■ **SET PROBLEM**
Only the lines from the top of the listing below to the line that has "width=644pt,minimum height=81pt,align=center] (pre)" should be echoed, with both ends kept and pictures left out.

■ **SUPPLIED ENTRIES**
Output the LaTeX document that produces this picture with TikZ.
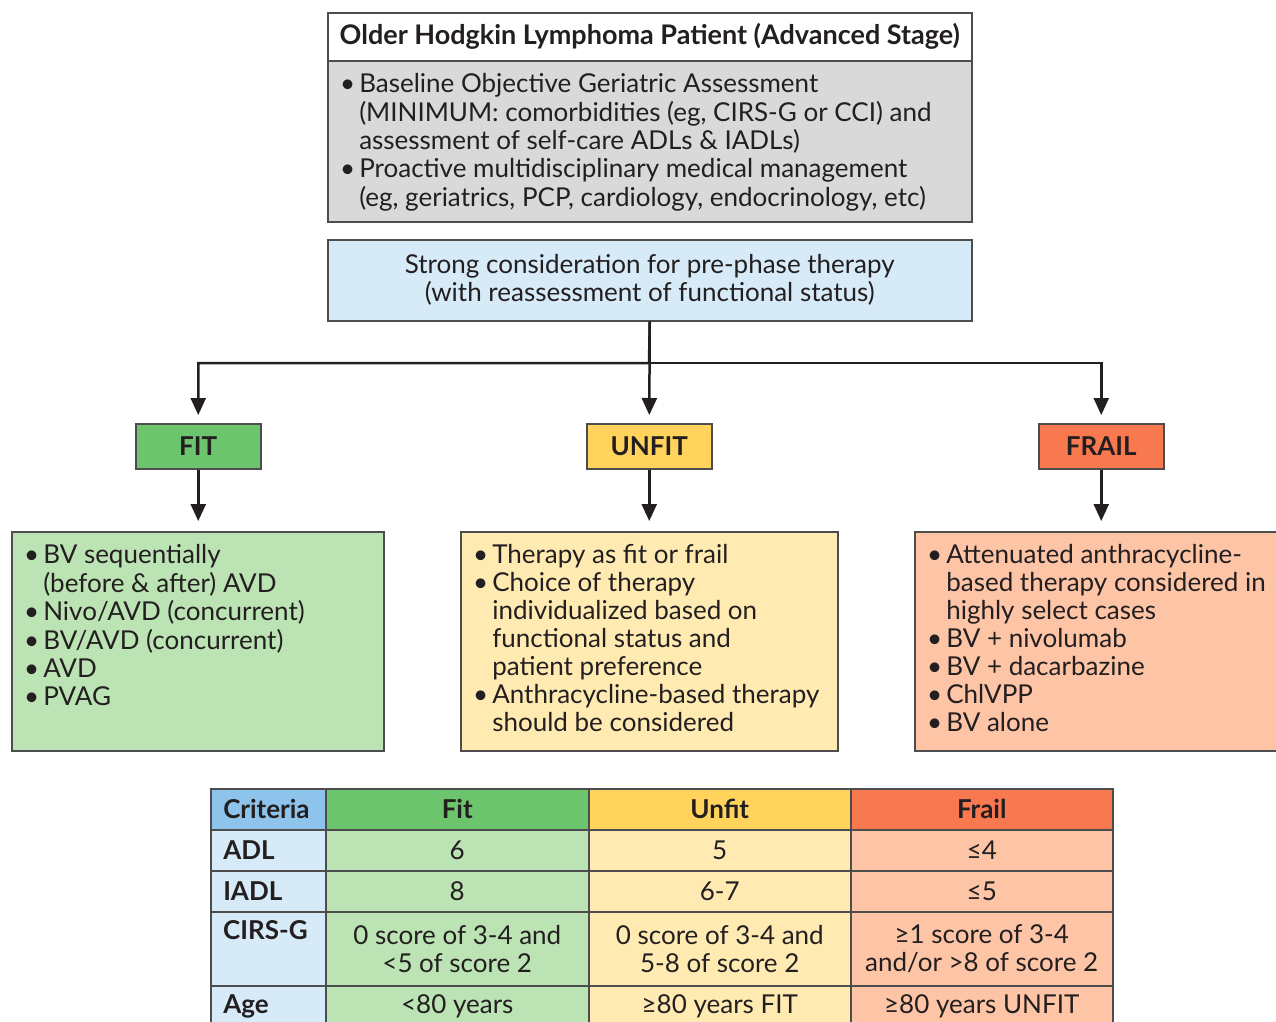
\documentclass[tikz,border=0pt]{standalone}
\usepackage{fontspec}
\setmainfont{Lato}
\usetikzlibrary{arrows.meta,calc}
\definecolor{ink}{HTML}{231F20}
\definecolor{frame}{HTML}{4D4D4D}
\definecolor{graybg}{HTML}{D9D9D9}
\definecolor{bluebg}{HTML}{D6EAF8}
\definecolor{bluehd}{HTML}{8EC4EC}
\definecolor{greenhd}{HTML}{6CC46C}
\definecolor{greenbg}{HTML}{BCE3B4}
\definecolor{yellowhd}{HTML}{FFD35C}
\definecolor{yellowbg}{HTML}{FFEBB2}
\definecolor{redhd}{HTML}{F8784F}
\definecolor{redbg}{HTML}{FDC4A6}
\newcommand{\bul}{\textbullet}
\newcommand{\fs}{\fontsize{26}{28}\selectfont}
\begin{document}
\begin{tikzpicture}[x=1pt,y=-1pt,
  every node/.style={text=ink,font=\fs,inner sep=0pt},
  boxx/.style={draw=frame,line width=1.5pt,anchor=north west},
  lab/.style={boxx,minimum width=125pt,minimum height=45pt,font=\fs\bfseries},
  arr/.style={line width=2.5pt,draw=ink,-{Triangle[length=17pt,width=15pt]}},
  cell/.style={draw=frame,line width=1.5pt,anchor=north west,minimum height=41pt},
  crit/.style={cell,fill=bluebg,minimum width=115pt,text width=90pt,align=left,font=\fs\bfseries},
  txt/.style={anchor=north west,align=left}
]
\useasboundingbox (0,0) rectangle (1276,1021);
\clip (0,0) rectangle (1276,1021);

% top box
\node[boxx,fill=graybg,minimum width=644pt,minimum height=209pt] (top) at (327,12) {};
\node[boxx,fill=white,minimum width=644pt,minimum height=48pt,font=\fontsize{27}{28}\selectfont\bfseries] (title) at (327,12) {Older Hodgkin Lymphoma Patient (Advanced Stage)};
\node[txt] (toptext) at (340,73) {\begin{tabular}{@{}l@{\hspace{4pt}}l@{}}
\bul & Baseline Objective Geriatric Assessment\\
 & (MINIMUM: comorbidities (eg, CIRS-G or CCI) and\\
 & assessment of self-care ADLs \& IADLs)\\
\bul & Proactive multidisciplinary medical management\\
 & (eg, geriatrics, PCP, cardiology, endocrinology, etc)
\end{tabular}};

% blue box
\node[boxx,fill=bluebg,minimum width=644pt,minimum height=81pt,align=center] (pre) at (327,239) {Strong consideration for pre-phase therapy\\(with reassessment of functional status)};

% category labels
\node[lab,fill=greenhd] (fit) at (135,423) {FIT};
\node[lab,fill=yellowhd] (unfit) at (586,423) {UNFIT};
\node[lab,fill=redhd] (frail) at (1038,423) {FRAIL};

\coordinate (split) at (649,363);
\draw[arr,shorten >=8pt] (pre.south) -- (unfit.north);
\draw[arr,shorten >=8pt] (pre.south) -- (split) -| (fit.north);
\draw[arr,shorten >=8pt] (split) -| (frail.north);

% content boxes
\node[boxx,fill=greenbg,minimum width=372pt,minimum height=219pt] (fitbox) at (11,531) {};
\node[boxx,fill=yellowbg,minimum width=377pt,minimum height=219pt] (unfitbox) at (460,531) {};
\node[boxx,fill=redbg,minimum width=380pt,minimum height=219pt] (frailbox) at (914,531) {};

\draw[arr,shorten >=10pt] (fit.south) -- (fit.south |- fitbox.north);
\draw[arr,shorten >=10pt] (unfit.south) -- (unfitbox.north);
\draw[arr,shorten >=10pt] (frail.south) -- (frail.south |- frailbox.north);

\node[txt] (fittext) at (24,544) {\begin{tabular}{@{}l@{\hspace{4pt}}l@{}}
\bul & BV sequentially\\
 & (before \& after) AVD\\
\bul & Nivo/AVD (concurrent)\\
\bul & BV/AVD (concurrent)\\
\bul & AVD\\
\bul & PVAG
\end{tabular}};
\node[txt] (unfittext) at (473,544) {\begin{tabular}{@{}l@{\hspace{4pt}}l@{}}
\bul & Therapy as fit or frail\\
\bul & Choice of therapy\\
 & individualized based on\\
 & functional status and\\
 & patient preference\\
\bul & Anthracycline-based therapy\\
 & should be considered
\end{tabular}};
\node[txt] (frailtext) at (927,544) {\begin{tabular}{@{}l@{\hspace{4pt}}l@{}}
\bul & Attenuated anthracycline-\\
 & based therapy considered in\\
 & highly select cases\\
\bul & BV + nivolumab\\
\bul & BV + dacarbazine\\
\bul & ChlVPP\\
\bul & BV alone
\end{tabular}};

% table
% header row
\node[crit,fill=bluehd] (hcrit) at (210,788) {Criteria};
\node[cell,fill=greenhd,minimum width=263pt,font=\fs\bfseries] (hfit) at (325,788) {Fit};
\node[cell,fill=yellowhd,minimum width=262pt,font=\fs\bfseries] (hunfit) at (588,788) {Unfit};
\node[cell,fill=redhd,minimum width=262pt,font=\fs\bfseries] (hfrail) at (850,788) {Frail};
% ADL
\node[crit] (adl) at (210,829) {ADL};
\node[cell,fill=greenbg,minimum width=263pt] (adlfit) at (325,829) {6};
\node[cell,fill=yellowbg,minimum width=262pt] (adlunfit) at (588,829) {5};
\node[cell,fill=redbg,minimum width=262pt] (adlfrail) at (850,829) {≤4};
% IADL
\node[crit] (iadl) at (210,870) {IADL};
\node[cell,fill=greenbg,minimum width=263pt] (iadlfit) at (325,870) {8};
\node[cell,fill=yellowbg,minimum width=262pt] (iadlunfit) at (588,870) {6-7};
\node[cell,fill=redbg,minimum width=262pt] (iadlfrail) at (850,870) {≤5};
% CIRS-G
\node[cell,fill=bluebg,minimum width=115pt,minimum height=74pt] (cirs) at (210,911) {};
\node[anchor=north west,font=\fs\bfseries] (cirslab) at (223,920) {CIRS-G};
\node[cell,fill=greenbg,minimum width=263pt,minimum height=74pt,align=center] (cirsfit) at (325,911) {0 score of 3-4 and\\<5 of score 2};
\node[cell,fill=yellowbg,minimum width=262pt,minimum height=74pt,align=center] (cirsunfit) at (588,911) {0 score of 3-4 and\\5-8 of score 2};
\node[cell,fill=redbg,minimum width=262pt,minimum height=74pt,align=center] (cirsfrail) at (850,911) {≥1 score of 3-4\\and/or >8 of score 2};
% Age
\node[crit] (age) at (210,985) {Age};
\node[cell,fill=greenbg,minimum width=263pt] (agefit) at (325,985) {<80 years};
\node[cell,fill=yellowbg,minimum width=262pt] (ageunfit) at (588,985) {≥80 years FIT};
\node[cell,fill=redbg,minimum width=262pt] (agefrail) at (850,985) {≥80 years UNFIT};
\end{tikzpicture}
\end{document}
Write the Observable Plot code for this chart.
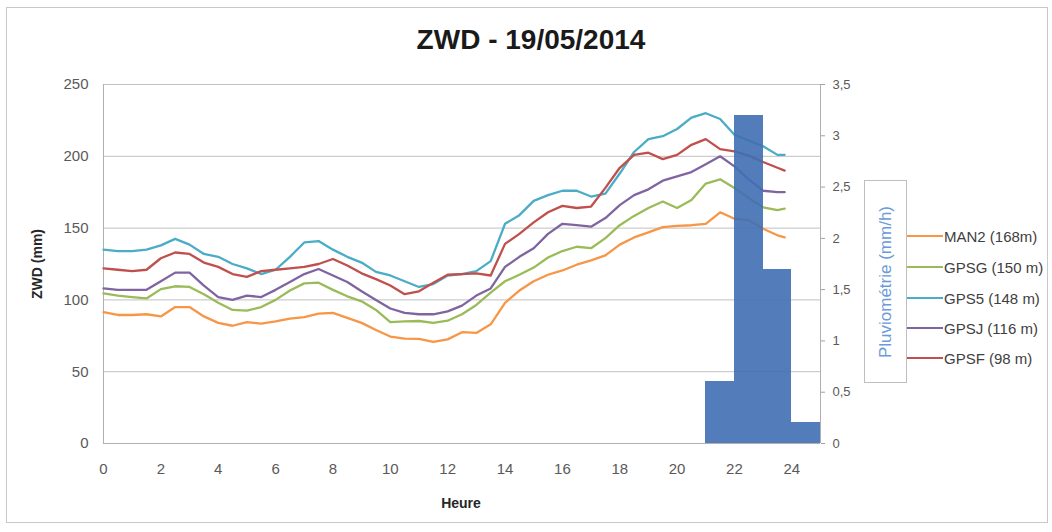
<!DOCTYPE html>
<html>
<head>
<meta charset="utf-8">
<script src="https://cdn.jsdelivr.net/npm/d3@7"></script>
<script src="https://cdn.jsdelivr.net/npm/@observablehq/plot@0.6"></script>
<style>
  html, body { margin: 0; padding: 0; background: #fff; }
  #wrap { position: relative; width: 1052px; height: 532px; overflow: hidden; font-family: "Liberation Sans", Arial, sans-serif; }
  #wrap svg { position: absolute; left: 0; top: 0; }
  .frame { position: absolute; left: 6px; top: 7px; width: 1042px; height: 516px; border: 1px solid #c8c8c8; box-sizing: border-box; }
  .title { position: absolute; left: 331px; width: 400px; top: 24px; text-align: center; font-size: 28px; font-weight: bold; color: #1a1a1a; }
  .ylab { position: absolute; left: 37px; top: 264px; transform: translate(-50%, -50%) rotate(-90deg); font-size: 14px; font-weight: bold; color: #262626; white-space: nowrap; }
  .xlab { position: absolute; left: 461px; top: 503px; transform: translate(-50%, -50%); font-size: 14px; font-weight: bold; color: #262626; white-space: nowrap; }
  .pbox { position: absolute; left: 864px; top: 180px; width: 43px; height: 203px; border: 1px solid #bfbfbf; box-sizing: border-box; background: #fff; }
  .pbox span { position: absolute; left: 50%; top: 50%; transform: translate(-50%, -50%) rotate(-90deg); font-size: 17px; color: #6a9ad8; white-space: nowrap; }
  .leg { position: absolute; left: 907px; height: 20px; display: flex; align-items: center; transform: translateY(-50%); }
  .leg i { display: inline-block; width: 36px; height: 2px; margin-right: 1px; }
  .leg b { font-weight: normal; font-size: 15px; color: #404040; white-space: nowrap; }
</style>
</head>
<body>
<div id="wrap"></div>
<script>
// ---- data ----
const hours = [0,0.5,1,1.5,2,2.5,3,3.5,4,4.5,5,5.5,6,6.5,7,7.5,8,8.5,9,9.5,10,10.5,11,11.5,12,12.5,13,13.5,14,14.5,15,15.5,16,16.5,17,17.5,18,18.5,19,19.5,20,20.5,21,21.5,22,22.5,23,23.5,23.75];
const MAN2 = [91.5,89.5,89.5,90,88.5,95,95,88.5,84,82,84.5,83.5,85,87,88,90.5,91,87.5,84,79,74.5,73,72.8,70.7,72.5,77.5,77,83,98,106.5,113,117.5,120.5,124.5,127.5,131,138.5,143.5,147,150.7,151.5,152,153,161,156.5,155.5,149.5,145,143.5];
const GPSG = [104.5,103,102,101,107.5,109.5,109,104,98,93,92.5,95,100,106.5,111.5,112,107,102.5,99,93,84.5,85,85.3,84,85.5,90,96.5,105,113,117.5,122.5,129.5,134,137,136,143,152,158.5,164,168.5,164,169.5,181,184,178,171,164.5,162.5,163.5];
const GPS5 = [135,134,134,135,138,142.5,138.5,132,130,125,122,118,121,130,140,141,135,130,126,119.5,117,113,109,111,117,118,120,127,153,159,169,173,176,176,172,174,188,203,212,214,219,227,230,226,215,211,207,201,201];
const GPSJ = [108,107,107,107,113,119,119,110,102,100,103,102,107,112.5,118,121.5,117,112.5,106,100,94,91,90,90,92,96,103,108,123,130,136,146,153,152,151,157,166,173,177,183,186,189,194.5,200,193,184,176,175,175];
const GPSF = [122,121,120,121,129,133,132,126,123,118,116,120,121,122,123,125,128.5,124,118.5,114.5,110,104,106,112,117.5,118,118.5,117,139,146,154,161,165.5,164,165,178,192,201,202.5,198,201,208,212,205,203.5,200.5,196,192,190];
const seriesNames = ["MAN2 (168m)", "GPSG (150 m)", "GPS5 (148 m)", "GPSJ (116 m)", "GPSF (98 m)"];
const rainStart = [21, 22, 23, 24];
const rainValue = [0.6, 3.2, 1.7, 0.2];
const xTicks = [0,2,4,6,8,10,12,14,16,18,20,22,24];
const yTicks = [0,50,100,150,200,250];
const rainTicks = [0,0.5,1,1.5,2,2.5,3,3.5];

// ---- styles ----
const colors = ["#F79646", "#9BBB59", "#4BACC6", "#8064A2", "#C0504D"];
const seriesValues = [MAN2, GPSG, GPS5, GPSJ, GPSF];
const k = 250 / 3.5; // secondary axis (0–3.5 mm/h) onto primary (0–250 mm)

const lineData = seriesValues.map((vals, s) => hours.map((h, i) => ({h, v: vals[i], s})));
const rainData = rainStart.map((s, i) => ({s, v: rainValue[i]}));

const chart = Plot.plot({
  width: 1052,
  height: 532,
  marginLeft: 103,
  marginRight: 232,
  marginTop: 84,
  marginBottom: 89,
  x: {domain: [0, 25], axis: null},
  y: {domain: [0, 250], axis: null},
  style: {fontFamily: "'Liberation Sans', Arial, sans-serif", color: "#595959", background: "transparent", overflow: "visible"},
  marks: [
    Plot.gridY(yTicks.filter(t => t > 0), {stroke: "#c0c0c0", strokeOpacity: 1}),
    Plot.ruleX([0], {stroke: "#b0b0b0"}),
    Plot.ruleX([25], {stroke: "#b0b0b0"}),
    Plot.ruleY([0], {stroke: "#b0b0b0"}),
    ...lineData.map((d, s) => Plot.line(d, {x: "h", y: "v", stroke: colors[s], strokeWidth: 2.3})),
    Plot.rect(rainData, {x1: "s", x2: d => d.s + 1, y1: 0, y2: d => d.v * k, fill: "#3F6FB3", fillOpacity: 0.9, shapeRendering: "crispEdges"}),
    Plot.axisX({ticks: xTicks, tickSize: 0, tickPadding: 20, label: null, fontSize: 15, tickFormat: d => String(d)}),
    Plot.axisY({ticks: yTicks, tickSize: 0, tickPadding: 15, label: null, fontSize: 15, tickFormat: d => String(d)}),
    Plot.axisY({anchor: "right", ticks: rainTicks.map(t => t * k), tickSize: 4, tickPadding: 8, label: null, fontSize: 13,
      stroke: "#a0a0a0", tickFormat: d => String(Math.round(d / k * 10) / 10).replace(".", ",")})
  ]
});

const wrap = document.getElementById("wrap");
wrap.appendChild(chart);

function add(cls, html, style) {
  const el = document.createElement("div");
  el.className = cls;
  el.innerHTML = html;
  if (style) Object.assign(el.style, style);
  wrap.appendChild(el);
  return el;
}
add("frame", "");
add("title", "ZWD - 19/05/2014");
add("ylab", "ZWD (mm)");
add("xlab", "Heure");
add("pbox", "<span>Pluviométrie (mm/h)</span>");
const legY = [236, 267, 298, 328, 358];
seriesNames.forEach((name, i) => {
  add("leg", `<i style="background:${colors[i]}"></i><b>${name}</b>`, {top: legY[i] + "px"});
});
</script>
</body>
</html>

■ **SOLUTION TO THE PROBLEM**
Output the LaTeX document that produces this picture with TikZ.
\documentclass[tikz,border=0pt]{standalone}
\usepackage{fontspec}
\setmainfont{Lato}
\usetikzlibrary{arrows.meta,calc}
\definecolor{ink}{HTML}{231F20}
\definecolor{frame}{HTML}{4D4D4D}
\definecolor{graybg}{HTML}{D9D9D9}
\definecolor{bluebg}{HTML}{D6EAF8}
\definecolor{bluehd}{HTML}{8EC4EC}
\definecolor{greenhd}{HTML}{6CC46C}
\definecolor{greenbg}{HTML}{BCE3B4}
\definecolor{yellowhd}{HTML}{FFD35C}
\definecolor{yellowbg}{HTML}{FFEBB2}
\definecolor{redhd}{HTML}{F8784F}
\definecolor{redbg}{HTML}{FDC4A6}
\newcommand{\bul}{\textbullet}
\newcommand{\fs}{\fontsize{26}{28}\selectfont}
\begin{document}
\begin{tikzpicture}[x=1pt,y=-1pt,
  every node/.style={text=ink,font=\fs,inner sep=0pt},
  boxx/.style={draw=frame,line width=1.5pt,anchor=north west},
  lab/.style={boxx,minimum width=125pt,minimum height=45pt,font=\fs\bfseries},
  arr/.style={line width=2.5pt,draw=ink,-{Triangle[length=17pt,width=15pt]}},
  cell/.style={draw=frame,line width=1.5pt,anchor=north west,minimum height=41pt},
  crit/.style={cell,fill=bluebg,minimum width=115pt,text width=90pt,align=left,font=\fs\bfseries},
  txt/.style={anchor=north west,align=left}
]
\useasboundingbox (0,0) rectangle (1276,1021);
\clip (0,0) rectangle (1276,1021);

% top box
\node[boxx,fill=graybg,minimum width=644pt,minimum height=209pt] (top) at (327,12) {};
\node[boxx,fill=white,minimum width=644pt,minimum height=48pt,font=\fontsize{27}{28}\selectfont\bfseries] (title) at (327,12) {Older Hodgkin Lymphoma Patient (Advanced Stage)};
\node[txt] (toptext) at (340,73) {\begin{tabular}{@{}l@{\hspace{4pt}}l@{}}
\bul & Baseline Objective Geriatric Assessment\\
 & (MINIMUM: comorbidities (eg, CIRS-G or CCI) and\\
 & assessment of self-care ADLs \& IADLs)\\
\bul & Proactive multidisciplinary medical management\\
 & (eg, geriatrics, PCP, cardiology, endocrinology, etc)
\end{tabular}};

% blue box
\node[boxx,fill=bluebg,minimum width=644pt,minimum height=81pt,align=center] (pre) at (327,239) {Strong consideration for pre-phase therapy\\(with reassessment of functional status)};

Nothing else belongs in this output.